そうなると、いつの間にか無理だと決め込んでいた「猫と暮らしたい」という思いが、ムクムクと立ち込めた。


「無理じゃないかもしれない・・」

そのために、わたしは作戦を練った。とにかく頭で考えるより、体験してもらった方がいい。それに、アレルギーがあっても困る。・・・そして閃いた。


「そうだ・・!猫カフェだ!!!」


猫カフェで久しぶりに猫とふれあうと、夫のことはそっちのけで完全にスイッチが入ってしまった。



「わたしは猫と暮らす」


そんなアファメーションを無心に唱え続け、気付けば空気清浄機を2台(夫はニオイを気にしていたから)、トイレやブラシ、ゲージなどを揃えていた。

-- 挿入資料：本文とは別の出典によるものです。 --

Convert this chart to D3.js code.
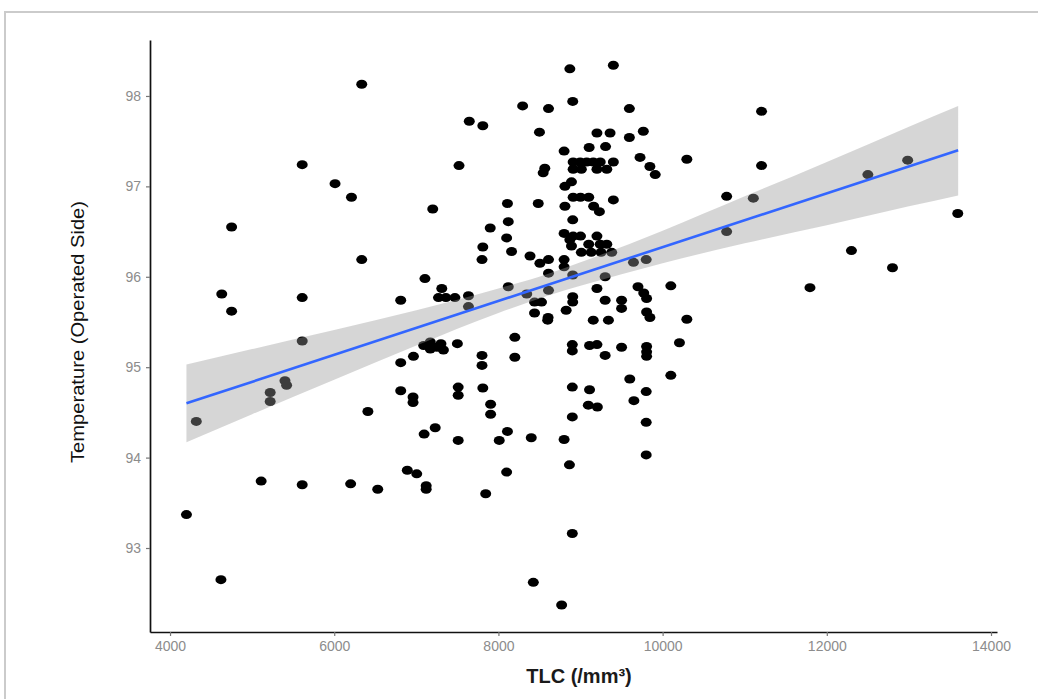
<!DOCTYPE html>
<html>
<head>
<meta charset="utf-8">
<script src="https://cdn.jsdelivr.net/npm/d3@7"></script>
<style>
body { margin: 0; background: #fff; }
svg text { font-family: "Liberation Sans", Arial, sans-serif; }
</style>
</head>
<body>
<svg id="chart" width="1038" height="699"></svg>
<script>

// TLC (/mm3) of each patient
var tlc = [4200, 4320, 4620, 4630, 4750, 4750, 5110, 5220, 5220, 5400, 5420, 5610, 5610, 5610, 5610,
	6010, 6200, 6210, 6335, 6335, 6410, 6530, 6810, 6810, 6810, 6890, 6965, 6960, 6960, 7005,
	7095, 7105, 7120, 7120, 7200, 7230, 7310, 7270, 7360, 7470, 7635, 7635, 7090, 7170, 7170,
	7250, 7330, 7300, 7500, 7510, 7510, 7510, 7520, 7645, 7810, 7800, 7800, 7810, 7810, 7800,
	7845, 7900, 7905, 7905, 8010, 8100, 8120, 8100, 8110, 8110, 8120, 8160, 8200, 8200, 8295,
	8345, 8385, 8400, 8425, 8440, 8525, 8440, 8485, 8500, 8505, 8545, 8565, 8605, 8610, 8610,
	8610, 8610, 8600, 8770, 8800, 8800, 8800, 8800, 8800, 8810, 8810, 8825, 8870, 8870, 8890,
	8890, 8865, 8900, 8900, 8900, 8900, 8900, 8905, 8905, 8905, 8905, 8905, 8910, 8910, 8910,
	8910, 8995, 9000, 9000, 9010, 9010, 9075, 9095, 9100, 9100, 9105, 9110, 9110, 9130, 9155,
	9155, 9160, 9200, 9200, 9200, 9200, 9200, 9205, 9230, 9240, 9240, 9250, 9300, 9300, 9300,
	9305, 9320, 9320, 9340, 9360, 9380, 9400, 9400, 9400, 9500, 9500, 9500, 9595, 9595, 9600,
	9650, 9645, 9700, 9725, 9765, 9770, 9800, 9805, 9805, 9805, 9805, 9805, 9800, 9800, 9800,
	9845, 9845, 9910, 10100, 10100, 10205, 10295, 10295, 10780, 10780, 11105, 11205, 11205, 11795, 12300,
	12500, 12800, 12985, 13595];

// Temperature on the operated side
var temp = [93.37, 94.40, 92.65, 95.81, 96.55, 95.62, 93.74, 94.72, 94.62, 94.85, 94.80, 97.24, 95.77, 95.29, 93.70,
	97.03, 93.71, 96.88, 98.13, 96.19, 94.51, 93.65, 95.74, 95.05, 94.74, 93.86, 95.12, 94.67, 94.61, 93.82,
	94.26, 95.98, 93.69, 93.65, 96.75, 94.33, 95.87, 95.77, 95.77, 95.77, 95.79, 95.67, 95.24, 95.28, 95.20,
	95.22, 95.19, 95.26, 95.26, 94.78, 94.69, 94.19, 97.23, 97.72, 97.67, 95.13, 95.02, 94.77, 96.33, 96.19,
	93.60, 96.54, 94.59, 94.48, 94.19, 96.43, 96.61, 93.84, 96.81, 94.29, 95.89, 96.28, 95.33, 95.11, 97.89,
	95.81, 96.23, 94.22, 92.62, 95.72, 95.72, 95.60, 96.81, 97.60, 96.15, 97.15, 97.20, 95.55, 97.86, 96.19,
	96.04, 95.85, 95.52, 92.37, 97.39, 96.48, 96.19, 96.11, 94.20, 97.00, 96.78, 95.63, 98.30, 96.41, 96.34,
	97.05, 93.92, 95.25, 95.18, 94.78, 94.45, 93.16, 97.94, 95.78, 95.72, 96.63, 96.02, 97.27, 97.19, 96.88,
	96.45, 97.27, 96.88, 96.45, 97.19, 96.27, 97.27, 94.58, 96.88, 96.36, 97.43, 95.24, 94.75, 96.27, 97.27,
	95.52, 96.78, 97.59, 97.19, 96.45, 95.87, 95.25, 94.56, 96.72, 97.27, 96.36, 96.27, 96.00, 95.74, 95.13,
	97.44, 97.19, 96.36, 95.52, 97.59, 96.27, 98.34, 97.27, 96.85, 95.74, 95.65, 95.22, 97.86, 97.54, 94.87,
	94.63, 96.16, 95.89, 97.32, 97.61, 95.82, 96.19, 95.76, 95.61, 95.23, 95.17, 95.12, 94.73, 94.39, 94.03,
	97.22, 95.55, 97.13, 95.90, 94.91, 95.27, 97.30, 95.53, 96.89, 96.50, 96.87, 97.83, 97.23, 95.88, 96.29,
	97.13, 96.10, 97.29, 96.70];

// fitted line and 95% band
var fitTlc = [4200, 13600];
var fitTemp = [94.60, 97.40];
var bandTlc = [4200, 5000, 6000, 7000, 8000, 8600, 9000, 10000, 11000, 12000, 13000, 13600];
var bandLow = [94.17, 94.48, 94.86, 95.24, 95.60, 95.79, 95.90, 96.15, 96.37, 96.57, 96.78, 96.90];
var bandHigh = [95.03, 95.20, 95.41, 95.63, 95.87, 96.03, 96.16, 96.51, 96.89, 97.27, 97.66, 97.89];

var xTicks = [4000, 6000, 8000, 10000, 12000, 14000];
var yTicks = [93, 94, 95, 96, 97, 98];

var svg = d3.select("#chart");

// plot area
var plotLeft = 150, plotRight = 997, plotTop = 40, plotBottom = 632;

var x = d3.scaleLinear().domain([3756, 14073]).range([plotLeft, plotRight]);
var y = d3.scaleLinear().domain([92.071, 98.619]).range([plotBottom, plotTop]);

// screenshot frame
svg.append("rect")
	.attr("x", 5).attr("y", 12).attr("width", 1045).attr("height", 700)
	.style("fill", "none").style("stroke", "#cbcbcb").style("stroke-width", 2);

// points
svg.append("g").selectAll("ellipse")
	.data(d3.range(tlc.length))
	.join("ellipse")
	.attr("cx", function(i) { return x(tlc[i]); })
	.attr("cy", function(i) { return y(temp[i]); })
	.attr("rx", 5.5).attr("ry", 4.5)
	.style("fill", "#000");

// confidence band over the points (like geom_smooth)
var band = d3.area()
	.x(function(i) { return x(bandTlc[i]); })
	.y0(function(i) { return y(bandLow[i]); })
	.y1(function(i) { return y(bandHigh[i]); })
	.curve(d3.curveMonotoneX);
svg.append("path")
	.attr("d", band(d3.range(bandTlc.length)))
	.style("fill", "#999999").style("fill-opacity", 0.4);

var fit = d3.line()
	.x(function(i) { return x(fitTlc[i]); })
	.y(function(i) { return y(fitTemp[i]); });
svg.append("path")
	.attr("d", fit(d3.range(fitTlc.length)))
	.style("fill", "none").style("stroke", "#3366FF").style("stroke-width", 2.6);

// axes
var xAxis = svg.append("g")
	.attr("transform", "translate(0," + plotBottom + ")")
	.call(d3.axisBottom(x).tickValues(xTicks).tickFormat(d3.format("d")).tickSize(4).tickSizeOuter(0).tickPadding(5));
var yAxis = svg.append("g")
	.attr("transform", "translate(" + plotLeft + ",0)")
	.call(d3.axisLeft(y).tickValues(yTicks).tickFormat(d3.format("d")).tickSize(4).tickSizeOuter(0).tickPadding(5));

[xAxis, yAxis].forEach(function(g) {
	g.select(".domain").style("stroke", "#111").style("stroke-width", 1.7);
	g.selectAll(".tick line").style("stroke", "#777").style("stroke-width", 1.2);
	g.selectAll(".tick text")
		.style("fill", "#8c8c8c")
		.style("font-size", "14px")
		.style("font-family", "\"Liberation Sans\", Arial, sans-serif");
});

svg.append("text")
	.attr("x", 579).attr("y", 683)
	.attr("text-anchor", "middle")
	.style("font-size", "20px").style("font-weight", "bold").style("fill", "#1a1a1a")
	.text("TLC (/mm³)");

svg.append("text")
	.attr("transform", "translate(84,332) rotate(-90)")
	.attr("text-anchor", "middle")
	.attr("textLength", 262).attr("lengthAdjust", "spacingAndGlyphs")
	.style("font-size", "19px").style("fill", "#111")
	.style("font-family", "\"Liberation Sans Narrow\", \"Liberation Sans\", Arial, sans-serif")
	.text("Temperature (Operated Side)");

</script>
</body>
</html>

その後「譲渡会に行ってみたい!」と伝え、一緒に見に行ってからは話が早かった。


2018年 当時1歳の玉三郎を譲渡。


2020年 知り合い宅で生まれた子猫を迎える。
虎太朗こたろうと夫が名付けた。


そしていつしか、夫と2匹とともにいる生活が当たり前となった。

うっかりすると、その暮らしを自分で「選んだ」ことさえ忘れてしまう。

けれども確かに望んだからこそ、今感じられる「情」がある


だから・・わたしは今ここで、キーボードを踏みつけられてrrrrrrrrrrrrrrrrrrrとなろうが、いくらくそ暑い夜に、足元に毛むくじゃらがいようが「コノヤローーー!!」としかめっ面ながらも、穏やかでいられる。


その穏やかさは、紛れもなくこれまで積み上げてきた「選択」の上に、どっしりと鎮座しているものだ。

ちょっとやそっとじゃぐらつきませぬ。


夫からすると、わたしの行動は半ば強引だったかもしれない。けれども彼は猫が本当にきらいなわけではなかった。


ただ「知らなかった」だけなのだ。

一緒に時間を重ねることで、出会った野良猫の写真を送ってくるようになろうとは、誰が想像しただろうか。



これだから、人生はおもしろい。